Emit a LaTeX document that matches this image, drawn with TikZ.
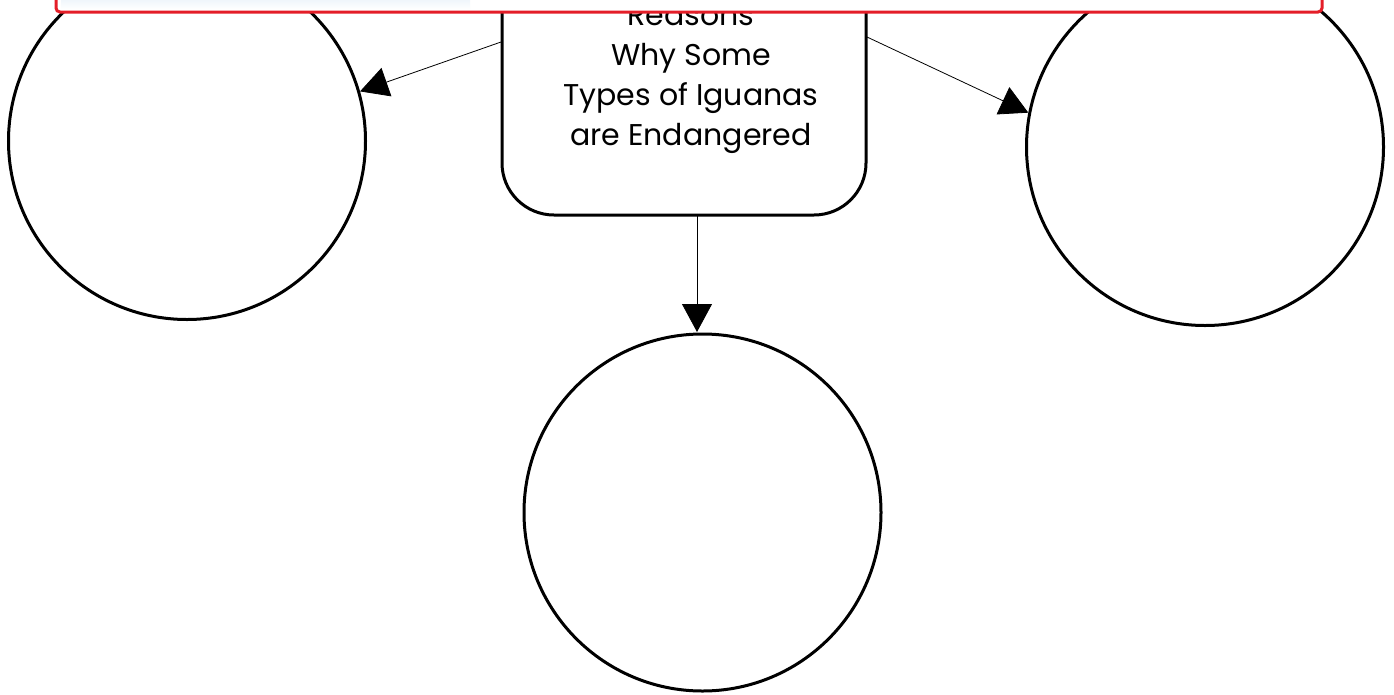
\documentclass[tikz,border=0pt]{standalone}
\usepackage{fontspec}
\setmainfont{Poppins}
\usetikzlibrary{arrows.meta}
\definecolor{barblue}{RGB}{208,228,243}
\definecolor{barred}{RGB}{228,30,40}
\tikzset{
  bubble/.style={circle, draw=black, line width=3pt, minimum size=357pt, inner sep=0pt},
  topic/.style={rectangle, rounded corners=52pt, draw=black, line width=3pt, minimum width=364pt, minimum height=300pt, inner sep=0pt},
  link/.style={draw=black, line width=0.8pt, -{Triangle[length=28pt,width=30pt]}},
  label/.style={font=\fontsize{30}{40}\selectfont, align=center, inner sep=0pt}
}
\begin{document}
\begin{tikzpicture}[x=1pt,y=-1pt]
\useasboundingbox (0,0) rectangle (1394,694);
\clip (0,0) rectangle (1394,694);
\fill[white] (0,0) rectangle (1394,694);
\node[bubble] (left) at (187,141) {};
\node[bubble] (right) at (1205,147) {};
\node[bubble] (bottom) at (702.5,512.5) {};
\node[topic] (box) at (684,65) {};
\node[label, anchor=base] (txt) at (691,145) {Reasons\\Why Some\\Types of Iguanas\\are Endangered};
\coordinate (lstart) at (501,42);
\coordinate (rstart) at (867,37);
\coordinate (bstart) at (697,215);
\coordinate (bend) at (697,332);
\draw[link] (lstart) -- (left.{atan2(-(88-141),(367-187))});
\draw[link] (rstart) -- (right.{atan2(-(115-147),(1025-1205))});
\draw[link] (bstart) -- (bend);
% window bar overlay
\node[draw=barred, line width=3pt, rounded corners=4pt, fill=white, minimum width=1266pt, minimum height=44pt, inner sep=0pt] (bar) at (689,-10) {};
\shade[left color=barblue, right color=white, shading angle=0] (61,-20) rectangle (470,9.5);
\end{tikzpicture}
\end{document}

> _Task_
Reproduce all of the material exactly, apart from the pictures.

> _Written answer_
Emit a LaTeX document that matches this image, drawn with TikZ.
\documentclass[tikz,border=0pt]{standalone}
\usepackage{fontspec}
\setmainfont{Poppins}
\usetikzlibrary{arrows.meta}
\definecolor{barblue}{RGB}{208,228,243}
\definecolor{barred}{RGB}{228,30,40}
\tikzset{
  bubble/.style={circle, draw=black, line width=3pt, minimum size=357pt, inner sep=0pt},
  topic/.style={rectangle, rounded corners=52pt, draw=black, line width=3pt, minimum width=364pt, minimum height=300pt, inner sep=0pt},
  link/.style={draw=black, line width=0.8pt, -{Triangle[length=28pt,width=30pt]}},
  label/.style={font=\fontsize{30}{40}\selectfont, align=center, inner sep=0pt}
}
\begin{document}
\begin{tikzpicture}[x=1pt,y=-1pt]
\useasboundingbox (0,0) rectangle (1394,694);
\clip (0,0) rectangle (1394,694);
\fill[white] (0,0) rectangle (1394,694);
\node[bubble] (left) at (187,141) {};
\node[bubble] (right) at (1205,147) {};
\node[bubble] (bottom) at (702.5,512.5) {};
\node[topic] (box) at (684,65) {};
\node[label, anchor=base] (txt) at (691,145) {Reasons\\Why Some\\Types of Iguanas\\are Endangered};
\coordinate (lstart) at (501,42);
\coordinate (rstart) at (867,37);
\coordinate (bstart) at (697,215);
\coordinate (bend) at (697,332);
\draw[link] (lstart) -- (left.{atan2(-(88-141),(367-187))});
\draw[link] (rstart) -- (right.{atan2(-(115-147),(1025-1205))});
\draw[link] (bstart) -- (bend);
% window bar overlay
\node[draw=barred, line width=3pt, rounded corners=4pt, fill=white, minimum width=1266pt, minimum height=44pt, inner sep=0pt] (bar) at (689,-10) {};
\shade[left color=barblue, right color=white, shading angle=0] (61,-20) rectangle (470,9.5);
\end{tikzpicture}
\end{document}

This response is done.